Pour sa part, la Fédération des associations générales étudiantes, si elle se félicite du «maintien de l’ouverture des universités», appelle à des «solutions structurelles pour permettre à la jeunesse de sortir de la crise»: «réforme structurelle ainsi qu’une revalorisation des montants des bourses sur critères sociaux», «ouverture de la garantie jeune universelle» et, dès à présent, un «investissement d’urgence pour les jeunes», au delà des seuls étudiants.
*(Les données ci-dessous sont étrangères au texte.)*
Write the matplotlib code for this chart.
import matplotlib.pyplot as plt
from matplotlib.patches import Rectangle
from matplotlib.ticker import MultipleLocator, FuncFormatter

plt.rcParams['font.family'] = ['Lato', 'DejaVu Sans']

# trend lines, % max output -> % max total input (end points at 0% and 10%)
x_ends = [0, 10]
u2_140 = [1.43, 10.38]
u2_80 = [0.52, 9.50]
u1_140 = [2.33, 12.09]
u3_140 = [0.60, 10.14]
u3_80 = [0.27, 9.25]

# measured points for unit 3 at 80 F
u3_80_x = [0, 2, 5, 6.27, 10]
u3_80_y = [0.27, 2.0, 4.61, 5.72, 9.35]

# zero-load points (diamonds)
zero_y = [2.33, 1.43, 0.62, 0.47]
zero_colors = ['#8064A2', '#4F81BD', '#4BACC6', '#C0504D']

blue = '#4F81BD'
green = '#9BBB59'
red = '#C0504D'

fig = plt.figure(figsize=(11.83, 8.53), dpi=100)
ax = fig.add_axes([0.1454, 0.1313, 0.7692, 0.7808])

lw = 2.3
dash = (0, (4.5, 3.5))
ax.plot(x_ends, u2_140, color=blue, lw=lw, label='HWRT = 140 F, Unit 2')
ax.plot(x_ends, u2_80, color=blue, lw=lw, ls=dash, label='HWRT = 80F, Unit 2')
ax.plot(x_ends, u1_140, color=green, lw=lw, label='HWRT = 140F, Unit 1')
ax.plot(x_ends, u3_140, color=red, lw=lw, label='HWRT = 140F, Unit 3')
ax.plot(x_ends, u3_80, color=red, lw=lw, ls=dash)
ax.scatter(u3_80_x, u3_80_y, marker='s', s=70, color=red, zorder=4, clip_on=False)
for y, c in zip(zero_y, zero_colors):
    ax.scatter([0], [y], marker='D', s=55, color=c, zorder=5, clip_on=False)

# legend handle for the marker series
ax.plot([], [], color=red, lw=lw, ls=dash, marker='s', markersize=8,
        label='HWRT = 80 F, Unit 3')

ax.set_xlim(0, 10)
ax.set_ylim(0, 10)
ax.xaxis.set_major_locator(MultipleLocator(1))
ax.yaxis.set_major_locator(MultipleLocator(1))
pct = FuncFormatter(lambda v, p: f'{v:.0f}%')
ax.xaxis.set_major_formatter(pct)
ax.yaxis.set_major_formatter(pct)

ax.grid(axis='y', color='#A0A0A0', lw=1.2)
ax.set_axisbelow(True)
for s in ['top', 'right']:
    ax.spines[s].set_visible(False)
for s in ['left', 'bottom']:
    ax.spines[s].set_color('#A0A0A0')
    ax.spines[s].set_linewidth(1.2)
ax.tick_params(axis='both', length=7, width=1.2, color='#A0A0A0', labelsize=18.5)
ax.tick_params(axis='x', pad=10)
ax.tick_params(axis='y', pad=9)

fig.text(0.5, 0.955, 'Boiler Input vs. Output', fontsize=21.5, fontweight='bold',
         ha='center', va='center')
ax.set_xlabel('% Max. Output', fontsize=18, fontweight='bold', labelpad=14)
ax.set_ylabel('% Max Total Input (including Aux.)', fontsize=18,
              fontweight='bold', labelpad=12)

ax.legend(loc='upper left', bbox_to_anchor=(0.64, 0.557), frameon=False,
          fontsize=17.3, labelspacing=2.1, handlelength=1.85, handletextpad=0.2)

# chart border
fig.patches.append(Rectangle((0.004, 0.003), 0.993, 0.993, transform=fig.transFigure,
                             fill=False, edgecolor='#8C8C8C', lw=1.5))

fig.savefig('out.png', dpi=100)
Garantir certains droits sociaux
Le syndicatForce ouvrière, au vu des avis contradictoires du tribunal de Nanterre (10 mars 2021) et du tribunal judiciaire de Paris (30 mars 2021), demande aux pouvoirs publics que «soit garanti aux télétravailleurs le droit aux titres-restaurants dès lors que les salariés sur site en bénéficient».
De son côté, la fédération Interco CFDT demande que les travailleurs des services funéraires soient considérés comme personnels prioritaires pour la garde de leurs enfants. Le syndicat constate en effet que «la reconnaissance des risques professionnels et de leur exposition à la Covid n’est pas entendue» et rappelle que «il s’agit d’une mesure de solidarité, nécessaire à la qualité du service public rendu aux familles des défunts». Il «mettra tout en œuvre pour que (ces-NDLR) personnels (…) bénéficient de la reconnaissance promise par le Président de la République aux travailleurs de la 2e ligne».
Les incertitudes planent toujours sur la stratégie sanitaire
Le syndicat professionnel pour une médecine libre se dit favorable à l’accès le plus large aux auto-tests Covid. Pour l’UFML, en effet, «la vaccination seule ne permettra pas d’en finir avec la crise. Il faut différentes mesures et actions (vaccinations, autotests, tests salivaires répétitifs avec pooling en lieux stables, retro-tracing, politique de l’air intérieur…) qui s’ajoutent les unes aux autres». Considérant que «l’auto-test n’est en rien un dispositif médical (les tests d’alcoolémies sont largement disponibles), mais bien un test qui doit être reproductible à tout moment et en toux lieux», l’Union se prononce pour une «multiplication des lieux d’accès» (et non au seul périmètre des pharmacies-NDLR), doublée d’une «diminution du prix, pour des autotests à un euro».
Le syndicat des médecins remplaçants obtient de l’assurance maladie la garantie qu’ils seront rémunérés à l’égal des autres médecins pour leur participation à la vaccination. Reagjir précise que «un changement sera appliqué au téléservice “Vaccin Covid” pour que les remplaçants puissent indiquer le numéro d’assurance-maladie du médecin remplacé (via un contrat d’adjoint ou d’assistant). Ce forfait pourra alors être rétrocédé par le médecin installé». Cette «victoire» se double de la «bonne nouvelle que (…) les médecins remplaçants interviendront à titre “autonome” dans les centres de vaccination (e-NDLR) seront payés directement par l’Assurance-maladie selon la grille de forfait de vacation de vaccination», même s’il ne bénéficieront pas du «forfait de saisie», comme souhaité par Réagjir.